Safety in the Office

Maslow identified the need for security and safety as part of each individual’s basic needs. This is addressed by things like having designated, logical purposes for each space, and creating opportunities for privacy—even in open plan offices. Office design can achieve this by providing screens for open workstations or creating areas in the office conducive to quiet conversations.

Inclusion and Belonging

Meaningful relationships, belonging, and inclusion all contribute to an overall healthy office and individual employee satisfaction. Having an accessible workplace sends a powerful message of inclusion both for employees and visitors.
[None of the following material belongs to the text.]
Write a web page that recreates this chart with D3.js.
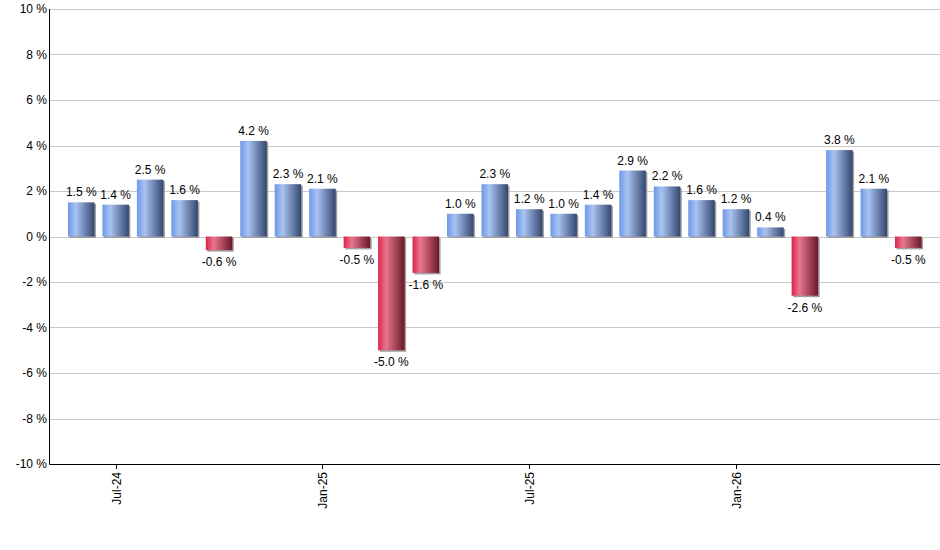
<!DOCTYPE html>
<html>
<head>
<meta charset="utf-8">
<script src="https://cdn.jsdelivr.net/npm/d3@7"></script>
<style>
  body { margin: 0; background: #fff; }
  text { font-family: Arial, "Liberation Sans", sans-serif; }
</style>
</head>
<body>
<div id="chartDiv"></div>
<script>
// monthly change, Jun-24 .. Jun-26
var months = ['Jun-24','Jul-24','Aug-24','Sep-24','Oct-24','Nov-24','Dec-24',
              'Jan-25','Feb-25','Mar-25','Apr-25','May-25','Jun-25','Jul-25',
              'Aug-25','Sep-25','Oct-25','Nov-25','Dec-25','Jan-26','Feb-26',
              'Mar-26','Apr-26','May-26','Jun-26'];
var changes = [1.5, 1.4, 2.5, 1.6, -0.6, 4.2, 2.3, 2.1, -0.5, -5.0, -1.6, 1.0, 2.3,
               1.2, 1.0, 1.4, 2.9, 2.2, 1.6, 1.2, 0.4, -2.6, 3.8, 2.1, -0.5];
var tickMonths = ['Jul-24', 'Jan-25', 'Jul-25', 'Jan-26'];
var yTicks = [-10, -8, -6, -4, -2, 0, 2, 4, 6, 8, 10];

var width = 940, height = 550;
// plot area (note: "top" is reserved on window, so use other names)
var plotLeft = 50, plotRight = 940, plotTop = 9, plotBottom = 464;

var svg = d3.select('#chartDiv').append('svg')
  .attr('width', width).attr('height', height);

var defs = svg.append('defs');

// gradients for the bars
function addGradient(id, stops) {
  var g = defs.append('linearGradient').attr('id', id)
    .attr('x1', '0%').attr('x2', '100%').attr('y1', '0%').attr('y2', '0%');
  g.selectAll('stop').data(stops).enter().append('stop')
    .attr('offset', function(d) { return d[0]; })
    .attr('stop-color', function(d) { return d[1]; });
}
addGradient('gradPos', [[0, '#6d98e6'], [0.3, '#a9c3f2'], [1, '#33466f']]);
addGradient('gradNeg', [[0, '#dc2349'], [0.3, '#e8768f'], [1, '#6a1727']]);

// bars sit inside a slightly inset band range
var x = d3.scaleBand()
  .domain(months)
  .range([64, 925.5])
  .paddingInner(0.23)
  .paddingOuter(0.115);

var y = d3.scaleLinear().domain([-10, 10]).range([plotBottom, plotTop]);

// grid lines
svg.append('g').selectAll('line')
  .data(yTicks).enter().append('line')
  .attr('x1', plotLeft).attr('x2', plotRight)
  .attr('y1', function(d) { return Math.round(y(d)) + 0.5; })
  .attr('y2', function(d) { return Math.round(y(d)) + 0.5; })
  .attr('stroke', '#c8c8c8').attr('stroke-width', 1);

// y tick labels
svg.append('g').selectAll('text')
  .data(yTicks).enter().append('text')
  .attr('x', plotLeft - 3)
  .attr('y', function(d) { return y(d) + 4; })
  .attr('text-anchor', 'end')
  .attr('font-size', 12)
  .attr('fill', '#000')
  .text(function(d) { return d + ' %'; });

// bar shadows
svg.append('g').selectAll('rect')
  .data(changes).enter().append('rect')
  .attr('x', function(d, i) { return x(months[i]) + 1.5; })
  .attr('y', function(d) { return Math.min(y(d), y(0)) + 1.5; })
  .attr('width', x.bandwidth())
  .attr('height', function(d) { return Math.abs(y(d) - y(0)); })
  .attr('fill', '#a0a0a0');

// bars
svg.append('g').selectAll('rect')
  .data(changes).enter().append('rect')
  .attr('x', function(d, i) { return x(months[i]); })
  .attr('y', function(d) { return Math.min(y(d), y(0)); })
  .attr('width', x.bandwidth())
  .attr('height', function(d) { return Math.abs(y(d) - y(0)); })
  .attr('fill', function(d) { return d < 0 ? 'url(#gradNeg)' : 'url(#gradPos)'; });

// value labels
svg.append('g').selectAll('text')
  .data(changes).enter().append('text')
  .attr('x', function(d, i) { return x(months[i]) + x.bandwidth() / 2; })
  .attr('y', function(d) { return d < 0 ? y(d) + 16 : y(d) - 6; })
  .attr('text-anchor', 'middle')
  .attr('font-size', 12)
  .attr('fill', '#000')
  .text(function(d) { return d.toFixed(1) + ' %'; });

// axes lines
svg.append('line')
  .attr('x1', plotLeft - 0.5).attr('x2', plotLeft - 0.5)
  .attr('y1', plotTop).attr('y2', plotBottom + 0.5)
  .attr('stroke', '#000');
svg.append('line')
  .attr('x1', plotLeft - 0.5).attr('x2', plotRight)
  .attr('y1', plotBottom + 0.5).attr('y2', plotBottom + 0.5)
  .attr('stroke', '#000');

// x ticks and rotated labels
var xt = svg.append('g').selectAll('g')
  .data(tickMonths).enter().append('g')
  .attr('transform', function(d) {
    return 'translate(' + (Math.round(x(d) + x.bandwidth() / 2) + 0.5) + ',' + plotBottom + ')';
  });
xt.append('line').attr('y1', 0).attr('y2', 5).attr('stroke', '#000');
xt.append('text')
  .attr('transform', 'rotate(-90)')
  .attr('x', -8).attr('y', 4)
  .attr('text-anchor', 'end')
  .attr('font-size', 12)
  .attr('fill', '#000')
  .text(function(d) { return d; });
</script>
</body>
</html>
Achieving this must go beyond standard accessibility to include lighting, different types of furniture, and adaptable spaces that take into account different needs within the office. Diversity is an advantage in today’s workplace where including employees with a variety of backgrounds and needs contributes to unique and effective strategies and problem-solving.

Room for Egos

In Maslow’s hierarchy, the ego represents a need for respect and recognition. Including the ego in office design starts with the plans for inclusion and belonging, which create space for self-esteem to grow. Then you can add physical ways to highlight this, such as having a place to call out employees for a job well done, and posting recognition in a space that’s clearly visible.


Employees who reach self-actualization are constantly seeking personal growth and peak experiences in the workplace. Their work is motivated by an internal drive to reach new goals and produce excellent work.

At this stage, good office design enhances creativity and autonomy. An activity-based working (ABW) environment takes into account extroverted and introverted employees, provides workspaces for a variety of tasks, applies employee feedback within the design, and is statistically superior to traditional, inflexible offices. This environment creates trust and gives employees the freedom to choose what works best for them.

Maslow continued to refine his hierarchy of needs throughout his lifetime. He noted the value of flexibility, as individuals will place emphasis on different needs throughout different phases. With our perspective on office design, this shows the importance of addressing all needs, and creating space that adjust as the dynamics within offices change.

In every stage of Maslow’s hierarchy, consideration in office design promotes a better employee experience, increased productivity, improved retention, and can even reduce real estate costs by maximizing use of every space. Prioritize the time and resources needed to implement an office that addresses the psychological needs of your employees, and everyone will reap the rewards for years to come.